-- GOAL --
The line holding "ujung2) -- (ujung2);" is the last one to output; start at the first line of the data, keep every line in between exactly, and leave out pictures.

-- DATASET SECTION --

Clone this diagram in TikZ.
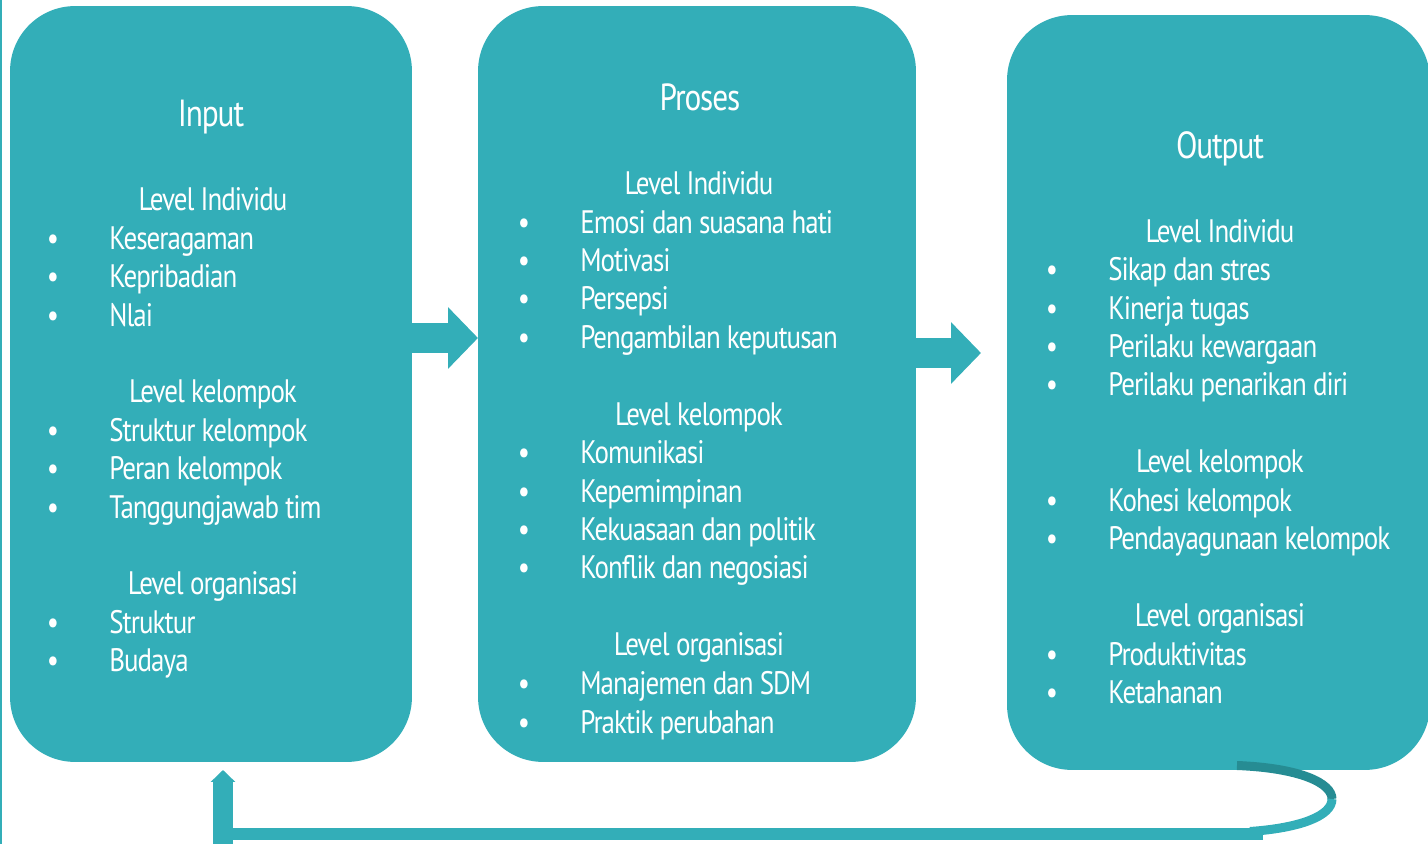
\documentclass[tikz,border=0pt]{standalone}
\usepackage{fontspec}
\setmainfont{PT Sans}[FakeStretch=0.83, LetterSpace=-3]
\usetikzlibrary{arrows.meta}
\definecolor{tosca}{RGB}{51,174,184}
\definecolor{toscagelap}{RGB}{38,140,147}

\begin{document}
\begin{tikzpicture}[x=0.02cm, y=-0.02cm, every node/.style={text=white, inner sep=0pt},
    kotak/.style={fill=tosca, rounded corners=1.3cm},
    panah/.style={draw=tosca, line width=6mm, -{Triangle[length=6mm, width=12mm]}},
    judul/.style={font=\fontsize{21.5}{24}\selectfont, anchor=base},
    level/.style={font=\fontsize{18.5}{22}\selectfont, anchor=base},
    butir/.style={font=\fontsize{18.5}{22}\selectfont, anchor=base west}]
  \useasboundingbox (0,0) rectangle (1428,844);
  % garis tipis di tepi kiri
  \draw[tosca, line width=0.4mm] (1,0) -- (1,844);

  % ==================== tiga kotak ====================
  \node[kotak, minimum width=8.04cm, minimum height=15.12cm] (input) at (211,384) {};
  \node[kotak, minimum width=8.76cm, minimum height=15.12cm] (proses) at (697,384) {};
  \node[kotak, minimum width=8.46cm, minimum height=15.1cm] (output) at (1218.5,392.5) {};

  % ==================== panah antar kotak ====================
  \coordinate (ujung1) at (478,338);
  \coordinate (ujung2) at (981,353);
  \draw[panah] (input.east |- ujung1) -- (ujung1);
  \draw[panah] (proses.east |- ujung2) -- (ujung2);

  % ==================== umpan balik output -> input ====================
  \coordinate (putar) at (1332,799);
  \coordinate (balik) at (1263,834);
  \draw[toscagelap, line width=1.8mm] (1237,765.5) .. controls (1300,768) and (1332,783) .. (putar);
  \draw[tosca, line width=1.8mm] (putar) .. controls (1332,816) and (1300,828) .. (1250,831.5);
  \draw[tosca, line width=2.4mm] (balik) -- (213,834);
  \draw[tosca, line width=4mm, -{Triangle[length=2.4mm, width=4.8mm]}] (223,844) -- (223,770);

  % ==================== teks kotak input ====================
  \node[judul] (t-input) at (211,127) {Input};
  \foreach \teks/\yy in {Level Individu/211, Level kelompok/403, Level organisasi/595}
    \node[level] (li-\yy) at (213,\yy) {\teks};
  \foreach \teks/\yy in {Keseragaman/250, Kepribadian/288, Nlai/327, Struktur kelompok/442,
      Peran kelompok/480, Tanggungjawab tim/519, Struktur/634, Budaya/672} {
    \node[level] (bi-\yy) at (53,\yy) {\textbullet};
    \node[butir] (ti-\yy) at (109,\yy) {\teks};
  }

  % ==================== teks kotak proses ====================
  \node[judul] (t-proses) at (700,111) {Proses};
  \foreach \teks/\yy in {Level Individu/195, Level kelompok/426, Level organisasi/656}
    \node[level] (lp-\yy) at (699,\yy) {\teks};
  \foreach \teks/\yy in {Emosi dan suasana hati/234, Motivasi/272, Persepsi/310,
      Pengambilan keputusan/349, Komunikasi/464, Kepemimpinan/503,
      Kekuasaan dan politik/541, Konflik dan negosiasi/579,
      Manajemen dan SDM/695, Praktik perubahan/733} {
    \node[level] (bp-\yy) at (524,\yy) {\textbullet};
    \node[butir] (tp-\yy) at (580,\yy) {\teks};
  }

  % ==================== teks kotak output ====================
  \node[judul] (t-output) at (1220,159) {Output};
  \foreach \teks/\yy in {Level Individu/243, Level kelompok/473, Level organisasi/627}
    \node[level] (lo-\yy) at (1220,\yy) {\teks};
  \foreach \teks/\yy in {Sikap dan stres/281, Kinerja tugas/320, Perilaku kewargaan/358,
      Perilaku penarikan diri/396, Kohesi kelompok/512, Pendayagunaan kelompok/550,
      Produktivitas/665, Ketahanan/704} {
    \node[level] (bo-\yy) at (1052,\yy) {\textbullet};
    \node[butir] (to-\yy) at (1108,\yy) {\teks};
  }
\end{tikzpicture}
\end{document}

-- ANSWER TO THIS TASK --
Clone this diagram in TikZ.
\documentclass[tikz,border=0pt]{standalone}
\usepackage{fontspec}
\setmainfont{PT Sans}[FakeStretch=0.83, LetterSpace=-3]
\usetikzlibrary{arrows.meta}
\definecolor{tosca}{RGB}{51,174,184}
\definecolor{toscagelap}{RGB}{38,140,147}

\begin{document}
\begin{tikzpicture}[x=0.02cm, y=-0.02cm, every node/.style={text=white, inner sep=0pt},
    kotak/.style={fill=tosca, rounded corners=1.3cm},
    panah/.style={draw=tosca, line width=6mm, -{Triangle[length=6mm, width=12mm]}},
    judul/.style={font=\fontsize{21.5}{24}\selectfont, anchor=base},
    level/.style={font=\fontsize{18.5}{22}\selectfont, anchor=base},
    butir/.style={font=\fontsize{18.5}{22}\selectfont, anchor=base west}]
  \useasboundingbox (0,0) rectangle (1428,844);
  % garis tipis di tepi kiri
  \draw[tosca, line width=0.4mm] (1,0) -- (1,844);

  % ==================== tiga kotak ====================
  \node[kotak, minimum width=8.04cm, minimum height=15.12cm] (input) at (211,384) {};
  \node[kotak, minimum width=8.76cm, minimum height=15.12cm] (proses) at (697,384) {};
  \node[kotak, minimum width=8.46cm, minimum height=15.1cm] (output) at (1218.5,392.5) {};

  % ==================== panah antar kotak ====================
  \coordinate (ujung1) at (478,338);
  \coordinate (ujung2) at (981,353);
  \draw[panah] (input.east |- ujung1) -- (ujung1);
  \draw[panah] (proses.east |- ujung2) -- (ujung2);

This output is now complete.